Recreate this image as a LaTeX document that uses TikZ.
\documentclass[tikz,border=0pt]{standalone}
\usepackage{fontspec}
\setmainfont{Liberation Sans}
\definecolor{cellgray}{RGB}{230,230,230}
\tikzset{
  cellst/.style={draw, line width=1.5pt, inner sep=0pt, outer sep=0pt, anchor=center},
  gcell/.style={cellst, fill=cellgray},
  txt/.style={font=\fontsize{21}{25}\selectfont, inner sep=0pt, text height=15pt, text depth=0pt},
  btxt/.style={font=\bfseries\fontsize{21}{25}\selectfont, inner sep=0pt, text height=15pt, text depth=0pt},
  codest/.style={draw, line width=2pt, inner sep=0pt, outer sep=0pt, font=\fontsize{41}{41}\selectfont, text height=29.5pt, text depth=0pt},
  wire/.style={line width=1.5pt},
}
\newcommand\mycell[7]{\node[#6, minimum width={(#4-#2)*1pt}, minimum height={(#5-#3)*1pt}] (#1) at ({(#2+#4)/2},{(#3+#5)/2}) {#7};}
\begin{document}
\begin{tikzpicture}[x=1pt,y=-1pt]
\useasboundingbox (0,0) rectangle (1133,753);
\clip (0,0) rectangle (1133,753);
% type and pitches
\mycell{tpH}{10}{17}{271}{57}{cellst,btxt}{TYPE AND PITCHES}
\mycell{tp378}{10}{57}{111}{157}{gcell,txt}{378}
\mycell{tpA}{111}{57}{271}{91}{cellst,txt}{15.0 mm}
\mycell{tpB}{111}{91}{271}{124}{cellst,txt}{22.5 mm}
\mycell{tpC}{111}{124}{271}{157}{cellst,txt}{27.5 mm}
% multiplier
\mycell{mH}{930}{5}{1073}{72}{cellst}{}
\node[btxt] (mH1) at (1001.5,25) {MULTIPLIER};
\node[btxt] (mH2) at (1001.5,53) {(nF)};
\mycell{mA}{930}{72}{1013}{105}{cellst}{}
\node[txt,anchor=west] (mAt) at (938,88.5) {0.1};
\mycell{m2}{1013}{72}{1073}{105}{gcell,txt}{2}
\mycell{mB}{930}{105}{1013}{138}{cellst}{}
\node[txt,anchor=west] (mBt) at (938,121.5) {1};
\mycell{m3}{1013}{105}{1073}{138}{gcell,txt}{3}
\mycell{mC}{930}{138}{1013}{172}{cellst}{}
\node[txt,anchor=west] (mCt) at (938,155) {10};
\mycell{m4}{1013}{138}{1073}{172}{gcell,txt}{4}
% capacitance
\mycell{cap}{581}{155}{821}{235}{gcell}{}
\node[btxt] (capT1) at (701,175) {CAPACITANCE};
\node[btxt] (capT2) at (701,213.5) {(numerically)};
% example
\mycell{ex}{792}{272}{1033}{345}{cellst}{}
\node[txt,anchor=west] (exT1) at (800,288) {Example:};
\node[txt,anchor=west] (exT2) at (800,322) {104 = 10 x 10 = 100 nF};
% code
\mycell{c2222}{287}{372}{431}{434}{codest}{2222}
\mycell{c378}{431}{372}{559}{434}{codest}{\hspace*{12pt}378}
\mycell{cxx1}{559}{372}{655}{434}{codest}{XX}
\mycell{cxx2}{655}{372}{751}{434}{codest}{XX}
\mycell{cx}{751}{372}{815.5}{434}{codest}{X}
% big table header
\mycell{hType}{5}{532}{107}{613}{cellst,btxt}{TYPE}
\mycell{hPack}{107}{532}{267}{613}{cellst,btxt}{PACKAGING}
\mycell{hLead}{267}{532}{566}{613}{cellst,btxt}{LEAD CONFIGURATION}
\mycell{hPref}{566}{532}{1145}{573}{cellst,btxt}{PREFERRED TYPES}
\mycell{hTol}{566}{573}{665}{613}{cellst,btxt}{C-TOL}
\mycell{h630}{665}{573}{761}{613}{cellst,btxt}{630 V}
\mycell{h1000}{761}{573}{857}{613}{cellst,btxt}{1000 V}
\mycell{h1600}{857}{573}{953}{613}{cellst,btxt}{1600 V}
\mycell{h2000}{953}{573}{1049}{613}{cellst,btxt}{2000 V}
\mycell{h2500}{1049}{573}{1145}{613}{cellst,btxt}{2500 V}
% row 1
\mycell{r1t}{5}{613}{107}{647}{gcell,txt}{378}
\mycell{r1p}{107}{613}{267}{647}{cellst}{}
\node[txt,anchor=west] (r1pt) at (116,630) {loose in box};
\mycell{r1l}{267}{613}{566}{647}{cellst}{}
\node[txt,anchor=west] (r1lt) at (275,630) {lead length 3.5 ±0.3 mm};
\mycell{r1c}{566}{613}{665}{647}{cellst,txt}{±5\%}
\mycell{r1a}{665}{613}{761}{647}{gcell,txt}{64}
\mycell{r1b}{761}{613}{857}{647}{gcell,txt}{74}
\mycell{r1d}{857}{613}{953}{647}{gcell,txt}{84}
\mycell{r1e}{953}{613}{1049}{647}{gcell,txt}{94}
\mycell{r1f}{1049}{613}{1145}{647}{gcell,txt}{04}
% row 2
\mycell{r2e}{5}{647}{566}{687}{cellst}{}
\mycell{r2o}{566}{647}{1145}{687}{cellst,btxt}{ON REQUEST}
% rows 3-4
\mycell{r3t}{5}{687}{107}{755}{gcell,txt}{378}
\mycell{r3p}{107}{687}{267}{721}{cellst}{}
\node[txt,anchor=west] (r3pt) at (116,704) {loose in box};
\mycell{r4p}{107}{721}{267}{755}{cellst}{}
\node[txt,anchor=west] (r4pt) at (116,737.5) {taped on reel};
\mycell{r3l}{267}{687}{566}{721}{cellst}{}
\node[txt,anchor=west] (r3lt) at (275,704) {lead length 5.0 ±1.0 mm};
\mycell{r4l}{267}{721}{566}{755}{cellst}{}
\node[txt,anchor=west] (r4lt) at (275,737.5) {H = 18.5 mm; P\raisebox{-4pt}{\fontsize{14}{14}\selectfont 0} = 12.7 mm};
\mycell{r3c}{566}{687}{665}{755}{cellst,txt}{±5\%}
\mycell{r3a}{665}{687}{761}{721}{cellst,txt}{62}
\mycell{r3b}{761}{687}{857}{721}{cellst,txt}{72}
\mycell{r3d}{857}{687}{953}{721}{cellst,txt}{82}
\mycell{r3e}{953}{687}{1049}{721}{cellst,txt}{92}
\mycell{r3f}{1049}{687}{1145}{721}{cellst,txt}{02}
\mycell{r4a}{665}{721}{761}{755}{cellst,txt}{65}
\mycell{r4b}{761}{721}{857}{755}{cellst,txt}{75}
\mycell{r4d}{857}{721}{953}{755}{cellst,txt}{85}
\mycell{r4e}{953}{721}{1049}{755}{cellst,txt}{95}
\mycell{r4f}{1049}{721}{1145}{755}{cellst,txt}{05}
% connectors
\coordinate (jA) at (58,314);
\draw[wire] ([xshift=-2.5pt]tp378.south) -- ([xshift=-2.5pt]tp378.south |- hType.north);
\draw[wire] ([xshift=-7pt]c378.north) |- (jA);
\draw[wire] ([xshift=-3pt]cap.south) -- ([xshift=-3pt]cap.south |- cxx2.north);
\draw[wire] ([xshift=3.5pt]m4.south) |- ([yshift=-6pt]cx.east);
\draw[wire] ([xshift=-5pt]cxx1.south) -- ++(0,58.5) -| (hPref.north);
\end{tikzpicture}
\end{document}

▸ **Instruction**:
Your task is to transcribe the material exactly.

▸ **Output for this exercise**:
Recreate this image as a LaTeX document that uses TikZ.
\documentclass[tikz,border=0pt]{standalone}
\usepackage{fontspec}
\setmainfont{Liberation Sans}
\definecolor{cellgray}{RGB}{230,230,230}
\tikzset{
  cellst/.style={draw, line width=1.5pt, inner sep=0pt, outer sep=0pt, anchor=center},
  gcell/.style={cellst, fill=cellgray},
  txt/.style={font=\fontsize{21}{25}\selectfont, inner sep=0pt, text height=15pt, text depth=0pt},
  btxt/.style={font=\bfseries\fontsize{21}{25}\selectfont, inner sep=0pt, text height=15pt, text depth=0pt},
  codest/.style={draw, line width=2pt, inner sep=0pt, outer sep=0pt, font=\fontsize{41}{41}\selectfont, text height=29.5pt, text depth=0pt},
  wire/.style={line width=1.5pt},
}
\newcommand\mycell[7]{\node[#6, minimum width={(#4-#2)*1pt}, minimum height={(#5-#3)*1pt}] (#1) at ({(#2+#4)/2},{(#3+#5)/2}) {#7};}
\begin{document}
\begin{tikzpicture}[x=1pt,y=-1pt]
\useasboundingbox (0,0) rectangle (1133,753);
\clip (0,0) rectangle (1133,753);
% type and pitches
\mycell{tpH}{10}{17}{271}{57}{cellst,btxt}{TYPE AND PITCHES}
\mycell{tp378}{10}{57}{111}{157}{gcell,txt}{378}
\mycell{tpA}{111}{57}{271}{91}{cellst,txt}{15.0 mm}
\mycell{tpB}{111}{91}{271}{124}{cellst,txt}{22.5 mm}
\mycell{tpC}{111}{124}{271}{157}{cellst,txt}{27.5 mm}
% multiplier
\mycell{mH}{930}{5}{1073}{72}{cellst}{}
\node[btxt] (mH1) at (1001.5,25) {MULTIPLIER};
\node[btxt] (mH2) at (1001.5,53) {(nF)};
\mycell{mA}{930}{72}{1013}{105}{cellst}{}
\node[txt,anchor=west] (mAt) at (938,88.5) {0.1};
\mycell{m2}{1013}{72}{1073}{105}{gcell,txt}{2}
\mycell{mB}{930}{105}{1013}{138}{cellst}{}
\node[txt,anchor=west] (mBt) at (938,121.5) {1};
\mycell{m3}{1013}{105}{1073}{138}{gcell,txt}{3}
\mycell{mC}{930}{138}{1013}{172}{cellst}{}
\node[txt,anchor=west] (mCt) at (938,155) {10};
\mycell{m4}{1013}{138}{1073}{172}{gcell,txt}{4}
% capacitance
\mycell{cap}{581}{155}{821}{235}{gcell}{}
\node[btxt] (capT1) at (701,175) {CAPACITANCE};
\node[btxt] (capT2) at (701,213.5) {(numerically)};
% example
\mycell{ex}{792}{272}{1033}{345}{cellst}{}
\node[txt,anchor=west] (exT1) at (800,288) {Example:};
\node[txt,anchor=west] (exT2) at (800,322) {104 = 10 x 10 = 100 nF};
% code
\mycell{c2222}{287}{372}{431}{434}{codest}{2222}
\mycell{c378}{431}{372}{559}{434}{codest}{\hspace*{12pt}378}
\mycell{cxx1}{559}{372}{655}{434}{codest}{XX}
\mycell{cxx2}{655}{372}{751}{434}{codest}{XX}
\mycell{cx}{751}{372}{815.5}{434}{codest}{X}
% big table header
\mycell{hType}{5}{532}{107}{613}{cellst,btxt}{TYPE}
\mycell{hPack}{107}{532}{267}{613}{cellst,btxt}{PACKAGING}
\mycell{hLead}{267}{532}{566}{613}{cellst,btxt}{LEAD CONFIGURATION}
\mycell{hPref}{566}{532}{1145}{573}{cellst,btxt}{PREFERRED TYPES}
\mycell{hTol}{566}{573}{665}{613}{cellst,btxt}{C-TOL}
\mycell{h630}{665}{573}{761}{613}{cellst,btxt}{630 V}
\mycell{h1000}{761}{573}{857}{613}{cellst,btxt}{1000 V}
\mycell{h1600}{857}{573}{953}{613}{cellst,btxt}{1600 V}
\mycell{h2000}{953}{573}{1049}{613}{cellst,btxt}{2000 V}
\mycell{h2500}{1049}{573}{1145}{613}{cellst,btxt}{2500 V}
% row 1
\mycell{r1t}{5}{613}{107}{647}{gcell,txt}{378}
\mycell{r1p}{107}{613}{267}{647}{cellst}{}
\node[txt,anchor=west] (r1pt) at (116,630) {loose in box};
\mycell{r1l}{267}{613}{566}{647}{cellst}{}
\node[txt,anchor=west] (r1lt) at (275,630) {lead length 3.5 ±0.3 mm};
\mycell{r1c}{566}{613}{665}{647}{cellst,txt}{±5\%}
\mycell{r1a}{665}{613}{761}{647}{gcell,txt}{64}
\mycell{r1b}{761}{613}{857}{647}{gcell,txt}{74}
\mycell{r1d}{857}{613}{953}{647}{gcell,txt}{84}
\mycell{r1e}{953}{613}{1049}{647}{gcell,txt}{94}
\mycell{r1f}{1049}{613}{1145}{647}{gcell,txt}{04}
% row 2
\mycell{r2e}{5}{647}{566}{687}{cellst}{}
\mycell{r2o}{566}{647}{1145}{687}{cellst,btxt}{ON REQUEST}
% rows 3-4
\mycell{r3t}{5}{687}{107}{755}{gcell,txt}{378}
\mycell{r3p}{107}{687}{267}{721}{cellst}{}
\node[txt,anchor=west] (r3pt) at (116,704) {loose in box};
\mycell{r4p}{107}{721}{267}{755}{cellst}{}
\node[txt,anchor=west] (r4pt) at (116,737.5) {taped on reel};
\mycell{r3l}{267}{687}{566}{721}{cellst}{}
\node[txt,anchor=west] (r3lt) at (275,704) {lead length 5.0 ±1.0 mm};
\mycell{r4l}{267}{721}{566}{755}{cellst}{}
\node[txt,anchor=west] (r4lt) at (275,737.5) {H = 18.5 mm; P\raisebox{-4pt}{\fontsize{14}{14}\selectfont 0} = 12.7 mm};
\mycell{r3c}{566}{687}{665}{755}{cellst,txt}{±5\%}
\mycell{r3a}{665}{687}{761}{721}{cellst,txt}{62}
\mycell{r3b}{761}{687}{857}{721}{cellst,txt}{72}
\mycell{r3d}{857}{687}{953}{721}{cellst,txt}{82}
\mycell{r3e}{953}{687}{1049}{721}{cellst,txt}{92}
\mycell{r3f}{1049}{687}{1145}{721}{cellst,txt}{02}
\mycell{r4a}{665}{721}{761}{755}{cellst,txt}{65}
\mycell{r4b}{761}{721}{857}{755}{cellst,txt}{75}
\mycell{r4d}{857}{721}{953}{755}{cellst,txt}{85}
\mycell{r4e}{953}{721}{1049}{755}{cellst,txt}{95}
\mycell{r4f}{1049}{721}{1145}{755}{cellst,txt}{05}
% connectors
\coordinate (jA) at (58,314);
\draw[wire] ([xshift=-2.5pt]tp378.south) -- ([xshift=-2.5pt]tp378.south |- hType.north);
\draw[wire] ([xshift=-7pt]c378.north) |- (jA);
\draw[wire] ([xshift=-3pt]cap.south) -- ([xshift=-3pt]cap.south |- cxx2.north);
\draw[wire] ([xshift=3.5pt]m4.south) |- ([yshift=-6pt]cx.east);
\draw[wire] ([xshift=-5pt]cxx1.south) -- ++(0,58.5) -| (hPref.north);
\end{tikzpicture}
\end{document}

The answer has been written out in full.